报告题目:The hardening precipitates in high strength aluminum alloys studied by atomic-resolution electron microscopy

  人:陈江华,“长江学者”特聘教授,“千人计划”特聘专家,湖南大学材料科学与工程学院

报告时间:2015年9月21日 下午14:00

报告地点:材料学院A楼308室

  人:曾小勤老师
 
报告人简介:
   陈江华教授1983年毕业于中南大学金属物理专业,后到中科院金属研究所跟随郭可信院士学习电子显微学,获硕士学位。在四川大学从事超硬材料合成研究8年后,到世界著名的比利时安特卫普大学电子显微镜实验室从事博士学位和博士后研究工作。随后到德国Juelich研究中心世界著名电子显微镜实验室做德国自然科学基金会博士后研究员。2000年后成为荷兰Delft理工大学国家高分辨电镜中心核心成员(Staff member)和荷兰皇家金属研究所永久高级研究员,博士生导师。2005年到2006年在中科院物理研究任特聘研究员,入选中科院“引进国外杰出人才(百人计划)”。2006年底加盟湖南大学材料科学与工程学院,任教授,“985工程”首席科学家和院长。2008年获聘材料物理与化学学科教育部“长江学者”特聘教授;2010年获聘国家(千人计划)特聘专家。陈江华长期从事电子显微学的研究工作,在Science,Nature Materials,Acta Materialia等二十多种著名期刊发表论文。
 
报告摘要:
     Developments of high-strength aluminum alloys have always faced a difficult problem: owing to their small size, the early-stage strengthening precipitates are difficult to characterize in terms of composition, structure and evolution. Here we employ atomic-resolution transmission electron microscopy (TEM) imaging and first-principles energy calculations to address these problems.

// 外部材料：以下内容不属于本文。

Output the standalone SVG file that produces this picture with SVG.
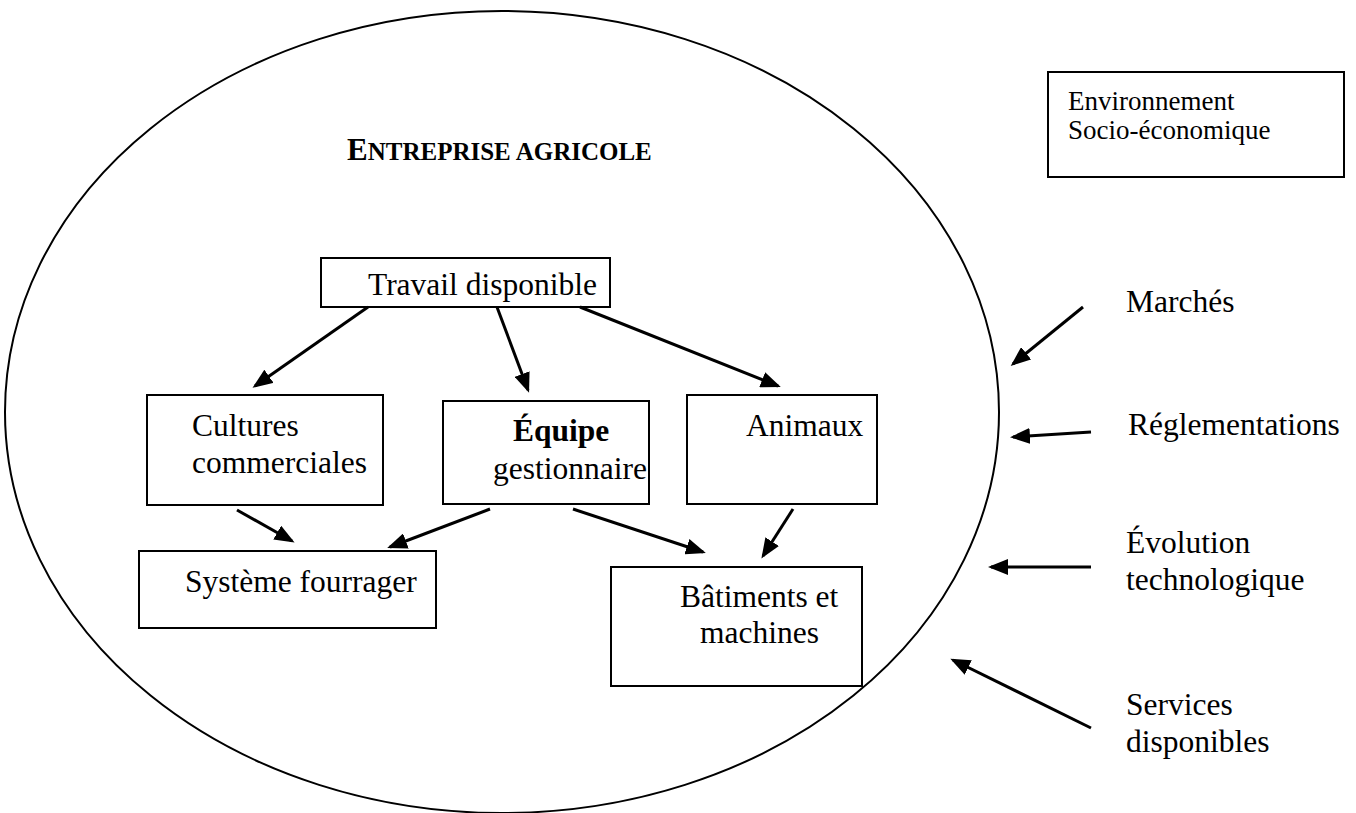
<svg xmlns="http://www.w3.org/2000/svg" width="1356" height="813" viewBox="0 0 1356 813">
<defs>
<marker id="ah" viewBox="0 0 20 16" refX="17" refY="8" markerWidth="20" markerHeight="16" markerUnits="userSpaceOnUse" orient="auto">
<path d="M0,0 L20,8 L0,16 z" fill="#000"/>
</marker>
<style>
.box{fill:#fff;stroke:#000;stroke-width:2}
.t{font-family:"Liberation Serif","Times New Roman",serif;font-size:31.5px;fill:#000}
.s{font-family:"Liberation Serif","Times New Roman",serif;font-size:27px;fill:#000}
.b{font-weight:bold}
.arr{fill:none;stroke:#000;stroke-width:3;marker-end:url(#ah)}
</style>
</defs>
<rect width="1356" height="813" fill="#fff"/>
<ellipse id="entreprise" cx="502" cy="412" rx="497" ry="401" fill="none" stroke="#000" stroke-width="2"/>
<text class="t b" x="347" y="160" style="font-size:31px">E<tspan style="font-size:25px">NTREPRISE AGRICOLE</tspan></text>

<g id="travail"><rect class="box" x="321" y="258" width="289" height="49"/><text class="t" x="368" y="295">Travail disponible</text></g>
<g id="cultures"><rect class="box" x="147" y="395" width="236" height="110"/><text class="t" x="192" y="436">Cultures</text><text class="t" x="192" y="473">commerciales</text></g>
<g id="equipe"><rect class="box" x="443" y="401" width="206" height="103"/><text class="t b" x="513" y="441">Équipe</text><text class="t" x="493" y="479">gestionnaire</text></g>
<g id="animaux"><rect class="box" x="687" y="395" width="190" height="109"/><text class="t" x="746" y="436">Animaux</text></g>
<g id="systeme"><rect class="box" x="139" y="551" width="297" height="77"/><text class="t" x="185" y="592">Système fourrager</text></g>
<g id="batiments"><rect class="box" x="611" y="567" width="251" height="119"/><text class="t" x="680" y="607">Bâtiments et</text><text class="t" x="700" y="643">machines</text></g>
<g id="environnement"><rect class="box" x="1048" y="72" width="296" height="105"/><text class="s" x="1068" y="110">Environnement</text><text class="s" x="1068" y="139">Socio-économique</text></g>
<g id="marches"><text class="t" x="1126" y="312">Marchés</text></g>
<g id="reglementations"><text class="t" x="1128" y="435">Réglementations</text></g>
<g id="evolution"><text class="t" x="1126" y="553">Évolution</text><text class="t" x="1126" y="590">technologique</text></g>
<g id="services"><text class="t" x="1126" y="715">Services</text><text class="t" x="1126" y="752">disponibles</text></g>

<g id="connectors">
<line class="arr" x1="368" y1="307" x2="255" y2="386"/>
<line class="arr" x1="497" y1="307" x2="528" y2="390"/>
<line class="arr" x1="580" y1="307" x2="778" y2="386"/>
<line class="arr" x1="237" y1="510" x2="292" y2="541"/>
<line class="arr" x1="490" y1="509" x2="390" y2="547"/>
<line class="arr" x1="573" y1="509" x2="703" y2="552"/>
<line class="arr" x1="793" y1="509" x2="763" y2="556"/>
<line class="arr" x1="1083" y1="307" x2="1013" y2="364"/>
<line class="arr" x1="1091" y1="432" x2="1013" y2="437"/>
<line class="arr" x1="1091" y1="567" x2="991" y2="567"/>
<line class="arr" x1="1091" y1="728" x2="953" y2="660"/>
</g>
</svg>
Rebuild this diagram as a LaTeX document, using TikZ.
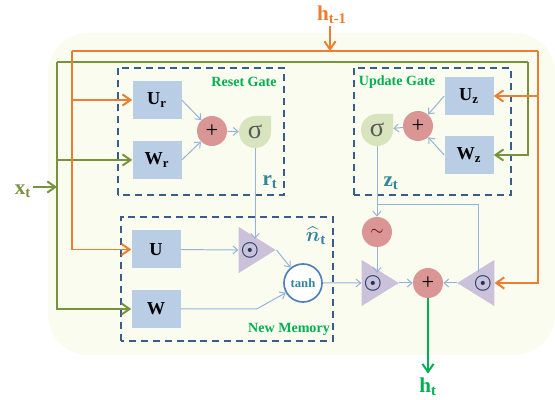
\documentclass[tikz,border=0pt]{standalone}
\usepackage{amsmath}
\usepackage{fontspec}
\setmainfont{Liberation Serif}
\usetikzlibrary{arrows.meta,shapes.geometric,backgrounds}

\definecolor{colBg}{RGB}{250,252,240}
\definecolor{colH}{RGB}{237,125,49}
\definecolor{colX}{RGB}{119,147,60}
\definecolor{colHout}{RGB}{0,176,80}
\definecolor{colBox}{RGB}{185,205,229}
\definecolor{colDash}{RGB}{56,93,138}
\definecolor{colFlow}{RGB}{149,179,215}
\definecolor{colPlus}{RGB}{217,150,148}
\definecolor{colSig}{RGB}{215,228,189}
\definecolor{colTri}{RGB}{204,193,218}
\definecolor{colDot}{RGB}{23,55,94}
\definecolor{colTanh}{RGB}{79,129,189}
\definecolor{colLab}{RGB}{49,133,156}

\begin{document}
\begin{tikzpicture}[x=0.25cm, y=0.25cm,
    box/.style={fill=colBox, minimum width=1.225cm, minimum height=0.95cm, inner sep=0pt,
        font=\fontsize{13}{15}\selectfont\bfseries},
    gate/.style={draw=colDash, line width=1.1pt, dash pattern=on 5pt off 3.5pt},
    gname/.style={text=colHout, font=\fontsize{10}{12}\selectfont\bfseries, inner sep=1pt},
    lab/.style={font=\fontsize{15}{17}\selectfont\bfseries, inner sep=1pt},
    plus/.style={circle, fill=colPlus, minimum size=0.75cm, inner sep=0pt, font=\fontsize{16}{16}\selectfont},
    sig/.style={circle, minimum size=0.8cm, inner sep=0pt, text=black!65, font=\fontsize{19}{19}\selectfont},
    tri/.style={isosceles triangle, isosceles triangle stretches, fill=colTri, inner sep=0pt,
        minimum width=1.15cm, minimum height=0.925cm, text=colDot, font=\fontsize{14}{14}\selectfont},
    tanhn/.style={circle, draw=colTanh, line width=1.2pt, fill=white, minimum size=0.95cm, inner sep=0pt,
        text=colLab, font=\fontsize{9}{10}\selectfont\bfseries},
    flow/.style={draw=colFlow, line width=0.7pt, -{Straight Barb[length=1.2mm,width=2mm]}},
    fline/.style={draw=colFlow, line width=0.7pt},
    oline/.style={draw=colH, line width=1.4pt},
    oarr/.style={oline, -{Straight Barb[length=2mm,width=2.8mm]}},
    gline/.style={draw=colX, line width=1.4pt},
    garr/.style={gline, -{Straight Barb[length=2mm,width=2.8mm]}}]

    \useasboundingbox (0,0) rectangle (55.5,40);

    % Nền bo góc
    \begin{scope}[on background layer]
        \fill[colBg, rounded corners=1cm] (4.8,4.5) rectangle (55.5,36.7);
    \end{scope}

    % Các khung nét đứt
    \draw[gate] (11.8,20.5) rectangle (28.4,33.2);
    \draw[gate] (35.4,20.5) rectangle (51.1,33.2);
    \draw[gate] (12.1,5.9) rectangle (33.3,18.3);
    \node[gname] (resetlab) at (24.4,31.8) {Reset Gate};
    \node[gname] (updatelab) at (39.7,31.8) {Update Gate};
    \node[gname] (memlab) at (28.9,7.1) {New Memory};

    % Các ma trận trọng số
    \node[box] (Ur) at (15.7,30.0) {U\textsubscript{r}};
    \node[box] (Wr) at (15.7,24.0) {W\textsubscript{r}};
    \node[box] (Uz) at (46.9,30.4) {U\textsubscript{z}};
    \node[box] (Wz) at (46.9,24.5) {W\textsubscript{z}};
    \node[box] (U) at (15.6,15.05) {U};
    \node[box] (W) at (15.6,9.1) {W};

    % Hàm sigma (hình giọt nước)
    \fill[colSig] (25.5,26.8) ++(1.6,0) -- ++(0,1.6) -- ++(-1.6,0) arc[start angle=90, end angle=360, radius=1.6];
    \fill[colSig] (37.7,27.0) ++(1.6,0) -- ++(0,1.6) -- ++(-1.6,0) arc[start angle=90, end angle=360, radius=1.6];
    \node[sig] (sr) at (25.5,26.8) {σ};
    \node[sig] (sz) at (37.7,27.0) {σ};

    % Phép cộng, nhân, tanh
    \node[plus] (pr) at (21.2,26.9) {+};
    \node[plus] (pz) at (41.8,27.4) {+};
    \node[plus, text=black!60!red, font=\large] (tl) at (37.7,16.8) {$\sim$};
    \node[tri] (m1) at (25.0,15.0) {$\boldsymbol{\odot}$};
    \node[tri] (mA) at (37.3,11.7) {$\boldsymbol{\odot}$};
    \node[tri, shape border rotate=180] (mB) at (48.3,11.7) {$\boldsymbol{\odot}$};
    \node[plus] (po) at (42.8,11.7) {+};
    \node[tanhn] (th) at (30.3,11.7) {tanh};

    % Nhãn
    \node[lab, text=colH] (hprev) at (33.2,38.5) {h\textsubscript{t-1}};
    \node[lab, text=colX] (xt) at (2.3,20.9) {x\textsubscript{t}};
    \node[lab, text=colLab] (rt) at (27.0,21.8) {r\textsubscript{t}};
    \node[lab, text=colLab] (zt) at (39.1,21.7) {z\textsubscript{t}};
    \node[lab, text=colLab] (nt) at (31.6,16.4) {$\widehat{\boldsymbol{n}}_{\mathbf{t}}$};
    \node[lab, text=colHout] (ht) at (42.8,1.3) {h\textsubscript{t}};

    % Đường x_t (xanh lá)
    \coordinate (gL) at (5.7,33.8);
    \coordinate (gR) at (52.8,33.8);
    \coordinate (xin) at (5.7,21.3);
    \draw[garr] (xt.east |- xin) -- (xin);
    \draw[gline] (gL) -- (gR);
    \draw[garr] (gL) |- (W);
    \draw[garr] (gL |- Wr) -- (Wr);
    \draw[garr] (gR) |- (Wz);

    % Đường h_{t-1} (cam)
    \coordinate (hin) at (33.0,34.9);
    \coordinate (oL) at (7.2,34.9);
    \coordinate (oR) at (53.8,34.9);
    \draw[oarr] (hprev.south -| hin) -- (hin);
    \draw[oline] (oL) -- (oR);
    \draw[oarr] (oL) |- (U);
    \draw[oarr] (oL |- Ur) -- (Ur);
    \draw[oarr] (oR) |- (mB);
    \draw[oarr] (oR |- Uz) -- (Uz);

    % Luồng bên trong các cổng
    \draw[flow] (Ur.east) -- (pr);
    \draw[flow] (Wr.east) -- (pr);
    \draw[flow] (pr) -- (sr);
    \draw[flow] (Uz.west) -- (pz);
    \draw[flow] (Wz.west) -- (pz);
    \draw[flow] (pz) -- (sz);

    % Bộ nhớ mới
    \coordinate (rin) at (25.5,16.1);
    \draw[flow] (sr.south) -- (rin);
    \draw[flow] (U) -- (m1);
    \draw[flow] (m1.apex) -- (th);
    \draw[flow] (W.east) -- ++(7.6,0) -- (th);
    \draw[flow] (th) -- (mA);

    % Kết hợp đầu ra
    \coordinate (zj) at (37.7,19.5);
    \coordinate (zin) at (47.8,12.8);
    \coordinate (tin) at (37.7,12.7);
    \draw[flow] (sz.south) -- (tl);
    \draw[fline] (zj) -| (zin);
    \draw[flow] (tl) -- (tin);
    \draw[flow] (mA.apex) -- (po);
    \draw[flow] (mB.apex) -- (po);
    \draw[draw=colHout, line width=1.4pt, -{Straight Barb[length=2mm,width=2.8mm]}, shorten >=2pt] (po) -- (ht);

\end{tikzpicture}
\end{document}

Recent years, we have investigated tens of typical high strength aluminum alloys, such as 2xxx (AlCuMg) and 7xxx (AlZnMgCu) alloys, with different compositions and with varying thermal processes for their property-structure-process correlations. Using advanced aberration-corrected high-resolution TEM (HRTEM) and aberration-corrected scanning TEM (STEM), much of our attention has been paid to revisit the strengthening precipitates in these important alloys and to clarify the controversies left in the past about their precipitation behaviors. Our study demonstrates the followings:
(1)     Atomic-resolution imaging in HAADF-STEM can provide straightforward structure models at the atomic-scale, whereas atomic-resolution imaging in HRTEM with rapid quantitative image simulation analysis can provide the refined structures with high precision beyond the resolution limitation of the microscope. The combination of the two techniques can be more powerful in solving difficult structure problems in materials science.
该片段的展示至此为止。